True story, I had a nightmare this weekend about being an executive at a company’s annual planning meeting. Somehow we’d identified 1,700 vital strategic initiatives and everyone was voting by sticking little dots next to the five they most supported. I tried to stop it, to bring more focus to the process, but I couldn’t move or talk. 

It was kind of like being stuck in a business version of Purgatory. 

Many of us have experienced this Purgatory. We spend a week or three doing business planning, covering conference room walls with flip chart paper, each page covered with a peculiar offsite language, describing awful and awesome ideas which will never be implemented. 

This Purgatory is one extreme of business planning.

Another extreme occurs when a team takes six months, or a year, to produce a big honking binder which is presented, a page at a time, while everyone checks their email. These binders will age gracefully on bookshelves throughout the company. 

In between these extremes lies the common annual planning session. Years ago these sessions probably began with a big goal or a crisis, but they’ve slowly become more about alignment around the current trajectory. Maybe with some team building thrown in. Each year SWOT templates are completed, spreadsheets updated, and projection curves tweaked. Everything is done with a sense of inertia from the pervious year's planning session. 
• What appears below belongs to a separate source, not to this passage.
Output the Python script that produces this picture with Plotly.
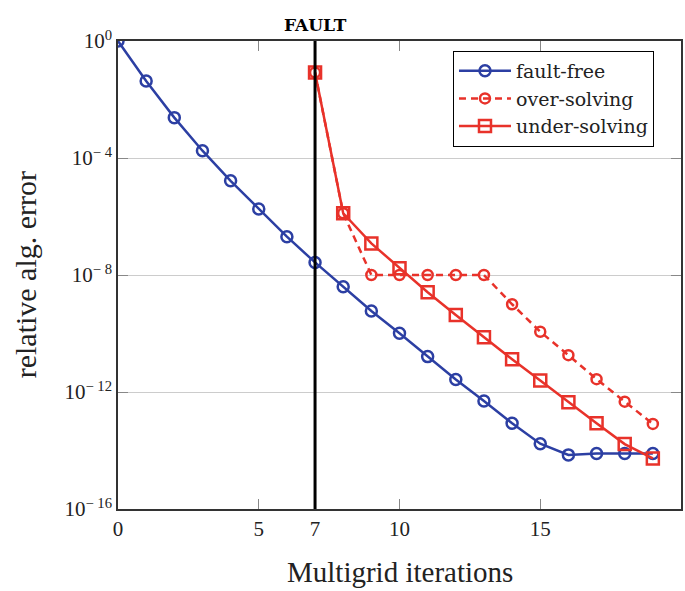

Most of us have been in at least one of these types of planning sessions, and while none are totally bad, they’re just not as good as they need to be. I’ll suggest three reasons why this is true:

First, these meetings are most often about the ones holding it, not the customer. 

Second, these meetings seem expensive. As a result we limit the number and levels of participants and miss valuable insights, solutions, and buy-in from the full diversity of our organization. And by full diversity I’m looking at you Millennials, but also other folks who see opportunities and express ideas in ways outside of the norm.

Third, in none of the above is there a real opportunity for a meaningful dialog about required or desired change, the obstacles in the way, or to create a realistic plan for change.

I want to suggest that "change" serve as the touchstone and milestone for planning meetings. In my experience every planning session needs to answer four “change” questions: 

  1. Why change? 
  2. What to change?
  3. What to change to?
  4. How to make the change? 

These could be internal changes to improve effectiveness or culture, external changes to retain customers or increase sales, or strategic changes to expand into new markets or partnerships. 

One thing I’ve found important when I facilitate planning meetings is to respect each of the four change questions. Many folks naturally jump straight to “What to change to?” before the other questions are answered. Inevitably someone will ask one of the other “change” questions that we’d skipped or only kind of answered and we’ll realize we have to go back and do it right.

Every planning session should also answer the Who? When? And How will we know? questions since most of us are measured on our actions and results, not our plans. Dang it.

How long does it take to answer all of these questions? As it turns out, not so long. Each group has their pace, and it depends upon the magnitude and complexity of the situation, but the simplicity of the questions supports a surprisingly smooth flow to the process. I’ve worked with teams to plan a new product from concept to international launch, to simultaneously revamp maintenance processes across Latin America, or to completely rebuild a supply chain in three to four days. Larger changes might take two to three shorter sessions, with folks doing some homework in between. 

How often should we have these meetings? Well, how fast is your market or environment changing? How flexible is your organization in moving from one product or service to another? How well does it accommodate change? Are you a large CAPX business? The answer could be annually, every six months, quarterly, or something else. 

What I often see, since each organization usually handles change better as time goes on, is that the planning sessions become shorter but more frequent, as the organization moves up the experience curve and becomes more confident and proactive.

To sum this up in a dreamy way, major planning sessions should be gut checking, inclusive, customer driven, dialog creating, action producing events. They should also happen often enough and fast enough to keep the organization in sync with, or even ahead(!) of market and environmental changes. 

And please, let’s leave the 1,700 initiatives and little dots for other companies. The ones in Purgatory.